[BEGIN]

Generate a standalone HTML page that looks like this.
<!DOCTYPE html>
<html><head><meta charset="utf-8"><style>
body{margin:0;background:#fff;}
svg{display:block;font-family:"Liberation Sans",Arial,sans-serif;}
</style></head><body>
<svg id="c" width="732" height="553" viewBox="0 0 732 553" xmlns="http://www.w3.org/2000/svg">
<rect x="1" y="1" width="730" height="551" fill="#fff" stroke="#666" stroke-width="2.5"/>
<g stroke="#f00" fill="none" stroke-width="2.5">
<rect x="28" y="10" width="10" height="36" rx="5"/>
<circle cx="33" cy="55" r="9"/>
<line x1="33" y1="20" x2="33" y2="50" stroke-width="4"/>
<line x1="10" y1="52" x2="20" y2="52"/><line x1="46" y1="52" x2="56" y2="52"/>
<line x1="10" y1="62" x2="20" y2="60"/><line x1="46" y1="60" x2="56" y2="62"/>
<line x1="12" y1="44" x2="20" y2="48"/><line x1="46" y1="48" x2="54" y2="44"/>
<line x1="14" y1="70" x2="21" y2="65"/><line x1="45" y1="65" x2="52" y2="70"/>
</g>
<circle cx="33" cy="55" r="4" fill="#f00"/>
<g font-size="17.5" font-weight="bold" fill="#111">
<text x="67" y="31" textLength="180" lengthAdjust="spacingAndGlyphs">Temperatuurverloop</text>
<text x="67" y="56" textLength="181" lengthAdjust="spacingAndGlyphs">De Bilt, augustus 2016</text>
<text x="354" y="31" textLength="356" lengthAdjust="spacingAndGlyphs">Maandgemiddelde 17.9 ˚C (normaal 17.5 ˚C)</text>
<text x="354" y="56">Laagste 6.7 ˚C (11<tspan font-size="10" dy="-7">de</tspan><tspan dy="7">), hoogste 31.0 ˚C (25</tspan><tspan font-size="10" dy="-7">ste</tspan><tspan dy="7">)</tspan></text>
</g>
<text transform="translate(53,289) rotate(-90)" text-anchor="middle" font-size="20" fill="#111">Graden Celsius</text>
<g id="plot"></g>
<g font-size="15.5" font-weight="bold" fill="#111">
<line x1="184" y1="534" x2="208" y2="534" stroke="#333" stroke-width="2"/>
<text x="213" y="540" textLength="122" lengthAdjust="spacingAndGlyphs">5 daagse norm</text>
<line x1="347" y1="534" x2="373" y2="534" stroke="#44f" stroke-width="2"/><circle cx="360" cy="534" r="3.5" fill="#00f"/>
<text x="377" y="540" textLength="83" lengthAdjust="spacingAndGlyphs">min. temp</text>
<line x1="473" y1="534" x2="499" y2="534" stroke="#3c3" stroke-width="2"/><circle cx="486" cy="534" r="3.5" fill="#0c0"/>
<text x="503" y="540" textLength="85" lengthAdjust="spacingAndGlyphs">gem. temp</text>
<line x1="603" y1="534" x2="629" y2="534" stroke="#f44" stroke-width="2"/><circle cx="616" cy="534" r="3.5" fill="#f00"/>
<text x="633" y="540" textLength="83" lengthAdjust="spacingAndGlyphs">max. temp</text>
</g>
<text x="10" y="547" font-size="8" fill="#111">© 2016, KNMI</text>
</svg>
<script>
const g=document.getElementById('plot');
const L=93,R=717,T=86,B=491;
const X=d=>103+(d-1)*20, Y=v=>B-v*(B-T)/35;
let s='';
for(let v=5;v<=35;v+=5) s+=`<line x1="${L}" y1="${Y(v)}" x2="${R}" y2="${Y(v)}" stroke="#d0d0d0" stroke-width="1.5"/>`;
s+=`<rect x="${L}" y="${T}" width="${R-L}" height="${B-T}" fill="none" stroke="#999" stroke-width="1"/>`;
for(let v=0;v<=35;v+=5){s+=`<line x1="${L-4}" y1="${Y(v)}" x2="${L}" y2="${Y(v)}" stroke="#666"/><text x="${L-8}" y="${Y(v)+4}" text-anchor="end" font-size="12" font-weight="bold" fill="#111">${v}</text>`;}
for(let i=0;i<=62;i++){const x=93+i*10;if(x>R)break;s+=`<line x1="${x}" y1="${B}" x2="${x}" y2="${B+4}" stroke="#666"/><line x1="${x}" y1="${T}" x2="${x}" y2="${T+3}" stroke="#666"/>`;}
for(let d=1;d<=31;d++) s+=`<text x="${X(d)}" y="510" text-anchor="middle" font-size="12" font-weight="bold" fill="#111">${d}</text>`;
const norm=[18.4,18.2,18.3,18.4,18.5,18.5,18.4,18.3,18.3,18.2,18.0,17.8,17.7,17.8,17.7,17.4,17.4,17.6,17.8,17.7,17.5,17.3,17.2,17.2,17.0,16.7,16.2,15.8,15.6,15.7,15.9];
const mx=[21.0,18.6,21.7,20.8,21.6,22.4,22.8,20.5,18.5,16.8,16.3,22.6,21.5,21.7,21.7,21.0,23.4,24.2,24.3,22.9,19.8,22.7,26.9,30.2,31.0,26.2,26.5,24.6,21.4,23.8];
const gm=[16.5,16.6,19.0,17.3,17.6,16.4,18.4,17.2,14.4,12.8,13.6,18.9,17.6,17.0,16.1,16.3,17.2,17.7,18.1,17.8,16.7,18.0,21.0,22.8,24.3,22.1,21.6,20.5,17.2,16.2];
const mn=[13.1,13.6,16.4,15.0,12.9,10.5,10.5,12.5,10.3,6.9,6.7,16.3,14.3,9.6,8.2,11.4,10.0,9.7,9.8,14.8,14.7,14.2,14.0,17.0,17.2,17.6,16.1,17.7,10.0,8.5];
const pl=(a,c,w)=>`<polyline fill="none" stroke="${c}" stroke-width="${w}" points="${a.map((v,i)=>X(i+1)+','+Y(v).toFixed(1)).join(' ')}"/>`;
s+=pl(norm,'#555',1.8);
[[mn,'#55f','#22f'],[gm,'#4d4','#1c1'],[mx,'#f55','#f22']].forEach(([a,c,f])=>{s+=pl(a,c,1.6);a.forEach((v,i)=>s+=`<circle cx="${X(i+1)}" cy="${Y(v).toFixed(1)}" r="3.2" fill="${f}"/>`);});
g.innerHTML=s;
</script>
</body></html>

[END]

Short task: Copy out the data shown above without altering anything.

Expected answer:
Generate a standalone HTML page that looks like this.
<!DOCTYPE html>
<html><head><meta charset="utf-8"><style>
body{margin:0;background:#fff;}
svg{display:block;font-family:"Liberation Sans",Arial,sans-serif;}
</style></head><body>
<svg id="c" width="732" height="553" viewBox="0 0 732 553" xmlns="http://www.w3.org/2000/svg">
<rect x="1" y="1" width="730" height="551" fill="#fff" stroke="#666" stroke-width="2.5"/>
<g stroke="#f00" fill="none" stroke-width="2.5">
<rect x="28" y="10" width="10" height="36" rx="5"/>
<circle cx="33" cy="55" r="9"/>
<line x1="33" y1="20" x2="33" y2="50" stroke-width="4"/>
<line x1="10" y1="52" x2="20" y2="52"/><line x1="46" y1="52" x2="56" y2="52"/>
<line x1="10" y1="62" x2="20" y2="60"/><line x1="46" y1="60" x2="56" y2="62"/>
<line x1="12" y1="44" x2="20" y2="48"/><line x1="46" y1="48" x2="54" y2="44"/>
<line x1="14" y1="70" x2="21" y2="65"/><line x1="45" y1="65" x2="52" y2="70"/>
</g>
<circle cx="33" cy="55" r="4" fill="#f00"/>
<g font-size="17.5" font-weight="bold" fill="#111">
<text x="67" y="31" textLength="180" lengthAdjust="spacingAndGlyphs">Temperatuurverloop</text>
<text x="67" y="56" textLength="181" lengthAdjust="spacingAndGlyphs">De Bilt, augustus 2016</text>
<text x="354" y="31" textLength="356" lengthAdjust="spacingAndGlyphs">Maandgemiddelde 17.9 ˚C (normaal 17.5 ˚C)</text>
<text x="354" y="56">Laagste 6.7 ˚C (11<tspan font-size="10" dy="-7">de</tspan><tspan dy="7">), hoogste 31.0 ˚C (25</tspan><tspan font-size="10" dy="-7">ste</tspan><tspan dy="7">)</tspan></text>
</g>
<text transform="translate(53,289) rotate(-90)" text-anchor="middle" font-size="20" fill="#111">Graden Celsius</text>
<g id="plot"></g>
<g font-size="15.5" font-weight="bold" fill="#111">
<line x1="184" y1="534" x2="208" y2="534" stroke="#333" stroke-width="2"/>
<text x="213" y="540" textLength="122" lengthAdjust="spacingAndGlyphs">5 daagse norm</text>
<line x1="347" y1="534" x2="373" y2="534" stroke="#44f" stroke-width="2"/><circle cx="360" cy="534" r="3.5" fill="#00f"/>
<text x="377" y="540" textLength="83" lengthAdjust="spacingAndGlyphs">min. temp</text>
<line x1="473" y1="534" x2="499" y2="534" stroke="#3c3" stroke-width="2"/><circle cx="486" cy="534" r="3.5" fill="#0c0"/>
<text x="503" y="540" textLength="85" lengthAdjust="spacingAndGlyphs">gem. temp</text>
<line x1="603" y1="534" x2="629" y2="534" stroke="#f44" stroke-width="2"/><circle cx="616" cy="534" r="3.5" fill="#f00"/>
<text x="633" y="540" textLength="83" lengthAdjust="spacingAndGlyphs">max. temp</text>
</g>
<text x="10" y="547" font-size="8" fill="#111">© 2016, KNMI</text>
</svg>
<script>
const g=document.getElementById('plot');
const L=93,R=717,T=86,B=491;
const X=d=>103+(d-1)*20, Y=v=>B-v*(B-T)/35;
let s='';
for(let v=5;v<=35;v+=5) s+=`<line x1="${L}" y1="${Y(v)}" x2="${R}" y2="${Y(v)}" stroke="#d0d0d0" stroke-width="1.5"/>`;
s+=`<rect x="${L}" y="${T}" width="${R-L}" height="${B-T}" fill="none" stroke="#999" stroke-width="1"/>`;
for(let v=0;v<=35;v+=5){s+=`<line x1="${L-4}" y1="${Y(v)}" x2="${L}" y2="${Y(v)}" stroke="#666"/><text x="${L-8}" y="${Y(v)+4}" text-anchor="end" font-size="12" font-weight="bold" fill="#111">${v}</text>`;}
for(let i=0;i<=62;i++){const x=93+i*10;if(x>R)break;s+=`<line x1="${x}" y1="${B}" x2="${x}" y2="${B+4}" stroke="#666"/><line x1="${x}" y1="${T}" x2="${x}" y2="${T+3}" stroke="#666"/>`;}
for(let d=1;d<=31;d++) s+=`<text x="${X(d)}" y="510" text-anchor="middle" font-size="12" font-weight="bold" fill="#111">${d}</text>`;
const norm=[18.4,18.2,18.3,18.4,18.5,18.5,18.4,18.3,18.3,18.2,18.0,17.8,17.7,17.8,17.7,17.4,17.4,17.6,17.8,17.7,17.5,17.3,17.2,17.2,17.0,16.7,16.2,15.8,15.6,15.7,15.9];
const mx=[21.0,18.6,21.7,20.8,21.6,22.4,22.8,20.5,18.5,16.8,16.3,22.6,21.5,21.7,21.7,21.0,23.4,24.2,24.3,22.9,19.8,22.7,26.9,30.2,31.0,26.2,26.5,24.6,21.4,23.8];
const gm=[16.5,16.6,19.0,17.3,17.6,16.4,18.4,17.2,14.4,12.8,13.6,18.9,17.6,17.0,16.1,16.3,17.2,17.7,18.1,17.8,16.7,18.0,21.0,22.8,24.3,22.1,21.6,20.5,17.2,16.2];
const mn=[13.1,13.6,16.4,15.0,12.9,10.5,10.5,12.5,10.3,6.9,6.7,16.3,14.3,9.6,8.2,11.4,10.0,9.7,9.8,14.8,14.7,14.2,14.0,17.0,17.2,17.6,16.1,17.7,10.0,8.5];
const pl=(a,c,w)=>`<polyline fill="none" stroke="${c}" stroke-width="${w}" points="${a.map((v,i)=>X(i+1)+','+Y(v).toFixed(1)).join(' ')}"/>`;
s+=pl(norm,'#555',1.8);
[[mn,'#55f','#22f'],[gm,'#4d4','#1c1'],[mx,'#f55','#f22']].forEach(([a,c,f])=>{s+=pl(a,c,1.6);a.forEach((v,i)=>s+=`<circle cx="${X(i+1)}" cy="${Y(v).toFixed(1)}" r="3.2" fill="${f}"/>`);});
g.innerHTML=s;
</script>
</body></html>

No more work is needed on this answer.